Exercise requirements: Your task is to transcribe all of the data below exactly, omitting the images.

Given material:

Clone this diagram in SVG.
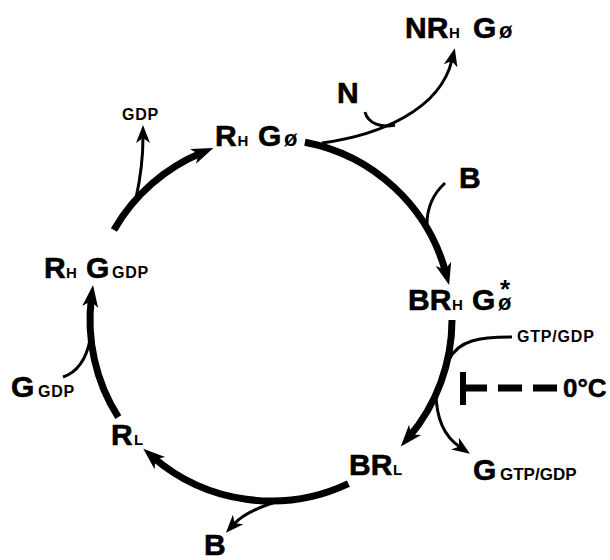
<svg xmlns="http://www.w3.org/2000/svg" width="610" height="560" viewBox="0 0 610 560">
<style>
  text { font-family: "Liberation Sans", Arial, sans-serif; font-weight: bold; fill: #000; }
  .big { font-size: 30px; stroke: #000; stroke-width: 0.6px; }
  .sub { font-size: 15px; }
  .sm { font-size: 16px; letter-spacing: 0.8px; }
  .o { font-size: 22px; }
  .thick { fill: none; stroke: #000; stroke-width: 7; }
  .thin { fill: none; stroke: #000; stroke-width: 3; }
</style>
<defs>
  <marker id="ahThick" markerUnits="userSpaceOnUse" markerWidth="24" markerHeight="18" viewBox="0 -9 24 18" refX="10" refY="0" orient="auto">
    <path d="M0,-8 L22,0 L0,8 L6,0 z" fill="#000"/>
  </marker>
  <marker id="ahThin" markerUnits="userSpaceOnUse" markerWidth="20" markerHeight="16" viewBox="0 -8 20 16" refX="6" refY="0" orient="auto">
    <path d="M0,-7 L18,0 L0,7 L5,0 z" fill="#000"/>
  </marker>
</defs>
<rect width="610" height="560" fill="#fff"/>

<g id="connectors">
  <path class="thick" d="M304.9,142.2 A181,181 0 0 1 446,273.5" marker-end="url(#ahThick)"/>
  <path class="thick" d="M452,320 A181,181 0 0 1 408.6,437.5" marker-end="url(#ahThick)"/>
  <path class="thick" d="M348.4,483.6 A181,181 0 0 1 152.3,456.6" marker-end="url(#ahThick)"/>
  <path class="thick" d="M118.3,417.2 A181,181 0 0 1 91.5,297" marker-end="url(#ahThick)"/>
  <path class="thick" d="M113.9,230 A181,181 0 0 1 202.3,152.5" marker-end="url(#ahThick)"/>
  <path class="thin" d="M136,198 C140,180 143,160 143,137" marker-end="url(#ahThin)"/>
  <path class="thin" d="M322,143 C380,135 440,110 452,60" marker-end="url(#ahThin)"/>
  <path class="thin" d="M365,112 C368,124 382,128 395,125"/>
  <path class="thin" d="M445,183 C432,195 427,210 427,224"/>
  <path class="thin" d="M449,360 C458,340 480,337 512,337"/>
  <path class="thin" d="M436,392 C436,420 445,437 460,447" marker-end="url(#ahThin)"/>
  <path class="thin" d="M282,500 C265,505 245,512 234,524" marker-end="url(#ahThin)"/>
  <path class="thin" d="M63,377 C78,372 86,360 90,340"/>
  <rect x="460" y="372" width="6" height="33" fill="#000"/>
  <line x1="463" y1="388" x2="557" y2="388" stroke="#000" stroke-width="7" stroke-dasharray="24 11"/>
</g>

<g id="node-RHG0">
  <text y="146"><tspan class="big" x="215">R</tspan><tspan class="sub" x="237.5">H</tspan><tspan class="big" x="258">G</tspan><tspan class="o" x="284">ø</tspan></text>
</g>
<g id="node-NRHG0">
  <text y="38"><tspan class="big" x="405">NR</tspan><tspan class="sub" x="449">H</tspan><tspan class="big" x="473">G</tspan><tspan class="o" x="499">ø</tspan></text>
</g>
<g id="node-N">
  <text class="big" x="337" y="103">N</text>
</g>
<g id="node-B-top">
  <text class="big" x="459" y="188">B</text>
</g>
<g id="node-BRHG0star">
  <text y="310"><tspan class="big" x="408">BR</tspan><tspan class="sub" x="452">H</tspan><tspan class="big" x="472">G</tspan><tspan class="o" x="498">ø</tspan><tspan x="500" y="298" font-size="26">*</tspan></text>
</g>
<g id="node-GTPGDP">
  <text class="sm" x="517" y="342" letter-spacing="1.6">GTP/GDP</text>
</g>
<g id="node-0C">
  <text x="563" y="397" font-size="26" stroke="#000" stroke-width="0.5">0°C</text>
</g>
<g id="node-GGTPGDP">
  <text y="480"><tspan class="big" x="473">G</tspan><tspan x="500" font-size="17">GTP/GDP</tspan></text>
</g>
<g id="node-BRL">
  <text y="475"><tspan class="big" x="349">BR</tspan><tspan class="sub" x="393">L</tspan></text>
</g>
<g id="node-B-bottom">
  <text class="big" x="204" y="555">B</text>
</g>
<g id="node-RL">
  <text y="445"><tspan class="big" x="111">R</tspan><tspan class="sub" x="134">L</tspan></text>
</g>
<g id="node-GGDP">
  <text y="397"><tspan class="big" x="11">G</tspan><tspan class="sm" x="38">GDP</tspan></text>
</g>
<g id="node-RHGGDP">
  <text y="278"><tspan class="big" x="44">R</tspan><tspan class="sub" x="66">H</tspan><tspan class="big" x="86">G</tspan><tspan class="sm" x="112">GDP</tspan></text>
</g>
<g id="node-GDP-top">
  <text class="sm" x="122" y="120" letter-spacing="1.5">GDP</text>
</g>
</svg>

Task response:
Clone this diagram in SVG.
<svg xmlns="http://www.w3.org/2000/svg" width="610" height="560" viewBox="0 0 610 560">
<style>
  text { font-family: "Liberation Sans", Arial, sans-serif; font-weight: bold; fill: #000; }
  .big { font-size: 30px; stroke: #000; stroke-width: 0.6px; }
  .sub { font-size: 15px; }
  .sm { font-size: 16px; letter-spacing: 0.8px; }
  .o { font-size: 22px; }
  .thick { fill: none; stroke: #000; stroke-width: 7; }
  .thin { fill: none; stroke: #000; stroke-width: 3; }
</style>
<defs>
  <marker id="ahThick" markerUnits="userSpaceOnUse" markerWidth="24" markerHeight="18" viewBox="0 -9 24 18" refX="10" refY="0" orient="auto">
    <path d="M0,-8 L22,0 L0,8 L6,0 z" fill="#000"/>
  </marker>
  <marker id="ahThin" markerUnits="userSpaceOnUse" markerWidth="20" markerHeight="16" viewBox="0 -8 20 16" refX="6" refY="0" orient="auto">
    <path d="M0,-7 L18,0 L0,7 L5,0 z" fill="#000"/>
  </marker>
</defs>
<rect width="610" height="560" fill="#fff"/>

<g id="connectors">
  <path class="thick" d="M304.9,142.2 A181,181 0 0 1 446,273.5" marker-end="url(#ahThick)"/>
  <path class="thick" d="M452,320 A181,181 0 0 1 408.6,437.5" marker-end="url(#ahThick)"/>
  <path class="thick" d="M348.4,483.6 A181,181 0 0 1 152.3,456.6" marker-end="url(#ahThick)"/>
  <path class="thick" d="M118.3,417.2 A181,181 0 0 1 91.5,297" marker-end="url(#ahThick)"/>
  <path class="thick" d="M113.9,230 A181,181 0 0 1 202.3,152.5" marker-end="url(#ahThick)"/>
  <path class="thin" d="M136,198 C140,180 143,160 143,137" marker-end="url(#ahThin)"/>
  <path class="thin" d="M322,143 C380,135 440,110 452,60" marker-end="url(#ahThin)"/>
  <path class="thin" d="M365,112 C368,124 382,128 395,125"/>
  <path class="thin" d="M445,183 C432,195 427,210 427,224"/>
  <path class="thin" d="M449,360 C458,340 480,337 512,337"/>
  <path class="thin" d="M436,392 C436,420 445,437 460,447" marker-end="url(#ahThin)"/>
  <path class="thin" d="M282,500 C265,505 245,512 234,524" marker-end="url(#ahThin)"/>
  <path class="thin" d="M63,377 C78,372 86,360 90,340"/>
  <rect x="460" y="372" width="6" height="33" fill="#000"/>
  <line x1="463" y1="388" x2="557" y2="388" stroke="#000" stroke-width="7" stroke-dasharray="24 11"/>
</g>

<g id="node-RHG0">
  <text y="146"><tspan class="big" x="215">R</tspan><tspan class="sub" x="237.5">H</tspan><tspan class="big" x="258">G</tspan><tspan class="o" x="284">ø</tspan></text>
</g>
<g id="node-NRHG0">
  <text y="38"><tspan class="big" x="405">NR</tspan><tspan class="sub" x="449">H</tspan><tspan class="big" x="473">G</tspan><tspan class="o" x="499">ø</tspan></text>
</g>
<g id="node-N">
  <text class="big" x="337" y="103">N</text>
</g>
<g id="node-B-top">
  <text class="big" x="459" y="188">B</text>
</g>
<g id="node-BRHG0star">
  <text y="310"><tspan class="big" x="408">BR</tspan><tspan class="sub" x="452">H</tspan><tspan class="big" x="472">G</tspan><tspan class="o" x="498">ø</tspan><tspan x="500" y="298" font-size="26">*</tspan></text>
</g>
<g id="node-GTPGDP">
  <text class="sm" x="517" y="342" letter-spacing="1.6">GTP/GDP</text>
</g>
<g id="node-0C">
  <text x="563" y="397" font-size="26" stroke="#000" stroke-width="0.5">0°C</text>
</g>
<g id="node-GGTPGDP">
  <text y="480"><tspan class="big" x="473">G</tspan><tspan x="500" font-size="17">GTP/GDP</tspan></text>
</g>
<g id="node-BRL">
  <text y="475"><tspan class="big" x="349">BR</tspan><tspan class="sub" x="393">L</tspan></text>
</g>
<g id="node-B-bottom">
  <text class="big" x="204" y="555">B</text>
</g>
<g id="node-RL">
  <text y="445"><tspan class="big" x="111">R</tspan><tspan class="sub" x="134">L</tspan></text>
</g>
<g id="node-GGDP">
  <text y="397"><tspan class="big" x="11">G</tspan><tspan class="sm" x="38">GDP</tspan></text>
</g>
<g id="node-RHGGDP">
  <text y="278"><tspan class="big" x="44">R</tspan><tspan class="sub" x="66">H</tspan><tspan class="big" x="86">G</tspan><tspan class="sm" x="112">GDP</tspan></text>
</g>
<g id="node-GDP-top">
  <text class="sm" x="122" y="120" letter-spacing="1.5">GDP</text>
</g>
</svg>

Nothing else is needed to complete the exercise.